I did talk to customer service to get an explanation of the statement since it
just looked weird. When I talked to him he did say that if the first smaller
charge (50%) goes through, the system automatically tries one more charge on
the same day for a lessor amount too. He stated very matter of fact it is to
try and collect as much as possible of the total due. He didn't say what that
amount would be though.

I guess I am somewhat conflicted because I don't necessarily see this practice
as all bad, but it does seem to have the potential to cause a problem for the
very people that are most at risk to having an overdraft charge.
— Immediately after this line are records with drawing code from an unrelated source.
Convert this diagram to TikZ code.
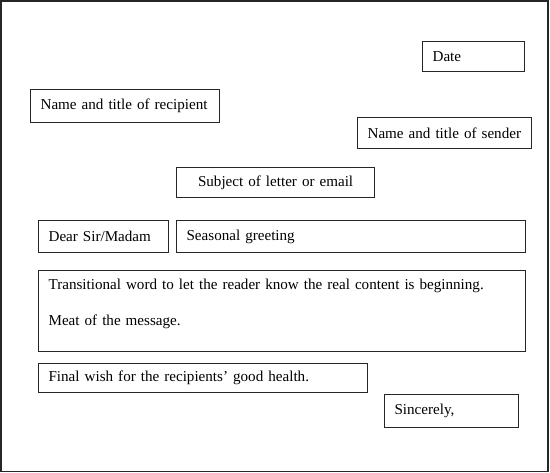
\documentclass[tikz,border=0pt]{standalone}
\usepackage{fontspec}
\setmainfont{Liberation Serif}
\usepackage{tikz}
\usetikzlibrary{positioning}
\hyphenpenalty=10000

\tikzset{
    field/.style={draw=black!85, line width=1.2pt, anchor=north west,
        inner xsep=10pt, inner ysep=0pt, align=left,
        font=\fontsize{15.1}{18}\selectfont},
    frame/.style={draw=black!85, line width=1.4pt}
}

\begin{document}
\begin{tikzpicture}[x=1pt, y=-1pt]
    \useasboundingbox (0,0) rectangle (550,473);
    \draw[frame] (1,1) rectangle (548,471.5);

    % heading
    \node[field, text width=82pt, minimum height=30pt] (date) at (422,41) {Date};
    \node[field, text width=169pt, minimum height=33pt] (recipient) at (30,89) {Name and title of recipient};
    \node[field, text width=154pt, minimum height=31pt] (sender) at (357,117) {Name and title of sender};
    \node[field, text width=178pt, minimum height=30pt, align=center] (subject) at (176,167) {Subject of letter or email};

    % salutation
    \node[field, text width=110pt, minimum height=32pt] (dear) at (38,220) {Dear Sir/Madam};
    \node[field, text width=329pt, minimum height=32pt] (greeting) at (176,220) {Seasonal greeting};

    % body
    \node[field, text width=467pt, text height=19pt, text depth=62pt] (body) at (38,270)
        {Transitional word to let the reader know the real content is beginning.\\[18pt]
         Meat of the message.};

    % closing
    \node[field, text width=309pt, minimum height=29pt] (wish) at (38,363) {Final wish for the recipients’ good health.};
    \node[field, text width=114pt, minimum height=33pt] (closing) at (384,394) {Sincerely,};
\end{tikzpicture}
\end{document}
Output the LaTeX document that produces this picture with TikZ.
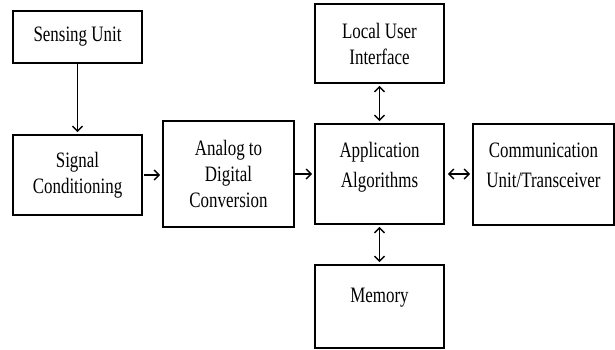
\documentclass[tikz,border=0pt]{standalone}
\usepackage{fontspec}
\setmainfont[FakeStretch=0.77]{Liberation Serif}
\usepackage{tikz}
\usetikzlibrary{positioning,arrows.meta}

\tikzset{
  block/.style={draw=black, line width=1.6pt, align=center, inner sep=0pt,
    font=\fontsize{22}{26}\selectfont},
  link/.style={black, line width=1.4pt, -{Straight Barb[length=5pt,width=10pt]}},
  dlink/.style={black, line width=1.4pt, {Straight Barb[length=5pt,width=10pt]}-{Straight Barb[length=5pt,width=10pt]}}
}

\begin{document}
\begin{tikzpicture} [x=1pt, y=-1pt]
				\useasboundingbox (0, 0) rectangle (615, 349);
				\node [block, minimum width=129, minimum height=52] (sensing) at (77.5, 37) {Sensing Unit};
				\node [block, minimum width=129, minimum height=80] (signal) at (77.5, 175) {Signal\\Conditioning};
				\node [block, minimum width=131, minimum height=106] (adc) at (228.5, 174) {Analog to\\Digital\\Conversion};
				\node [block, minimum width=129, minimum height=79] (ui) at (379.5, 43.5) {Local User\\Interface};
				\node [block, minimum width=129, minimum height=100, text depth=18pt] (app) at (379.5, 174) {Application\\[4pt]Algorithms};
				\node [block, minimum width=141, minimum height=101, text depth=18pt] (comm) at (543.5, 174.5) {Communication\\[4pt]Unit/Transceiver};
				\node [block, minimum width=129, minimum height=83, text depth=23pt] (memory) at (379.5, 306.5) {Memory};
				\draw [link, shorten >=2pt] (sensing) -- (signal);
				\draw [link, shorten <=1pt, shorten >=2pt] (signal.east) -- (signal.east -| adc.west);
				\draw [link, shorten <=0pt, shorten >=2pt] (adc.east |- app) -- (app.west);
				\draw [dlink, shorten <=3pt, shorten >=2pt] (app.east) -- (comm.west |- app.east);
				\draw [dlink, shorten <=2pt, shorten >=2pt] (ui) -- (app);
				\draw [dlink, shorten <=2pt, shorten >=2pt] (app) -- (memory);
			\end{tikzpicture}
\end{document}
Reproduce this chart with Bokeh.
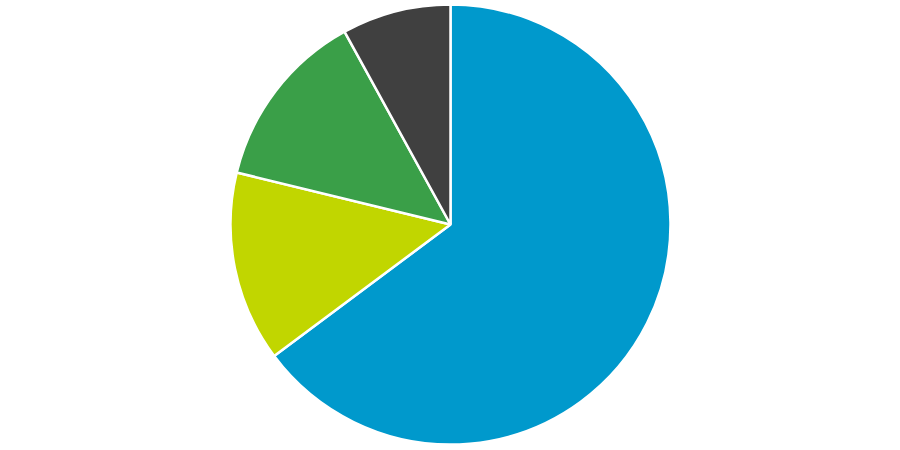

After
thinking about it I think you are right and it would not cause much of a
problem for a traditional credit card, but for a visa debit card is where I
could see the greater risk.

I was curious too because how we setup our monthly billing for clients is if
we get a denied charge we send the client an email and let them know we will
retry the charge in 3 days. This gives them time to update their payment info
if necessary or fix the issue before we retry. That seems more standard to me
with an autopay type solution.

------
codegeek
Never seen it as a consumer or even as an entrepreneur. We just send an email
on failed payments reminding clients to update with a grace period. I know
that if you use something like stripe subscriptions, they have inbuilt
function to try 3 times before stopping subscriptions but again, the amount is
the same for each try unless you of course build your own custom solution.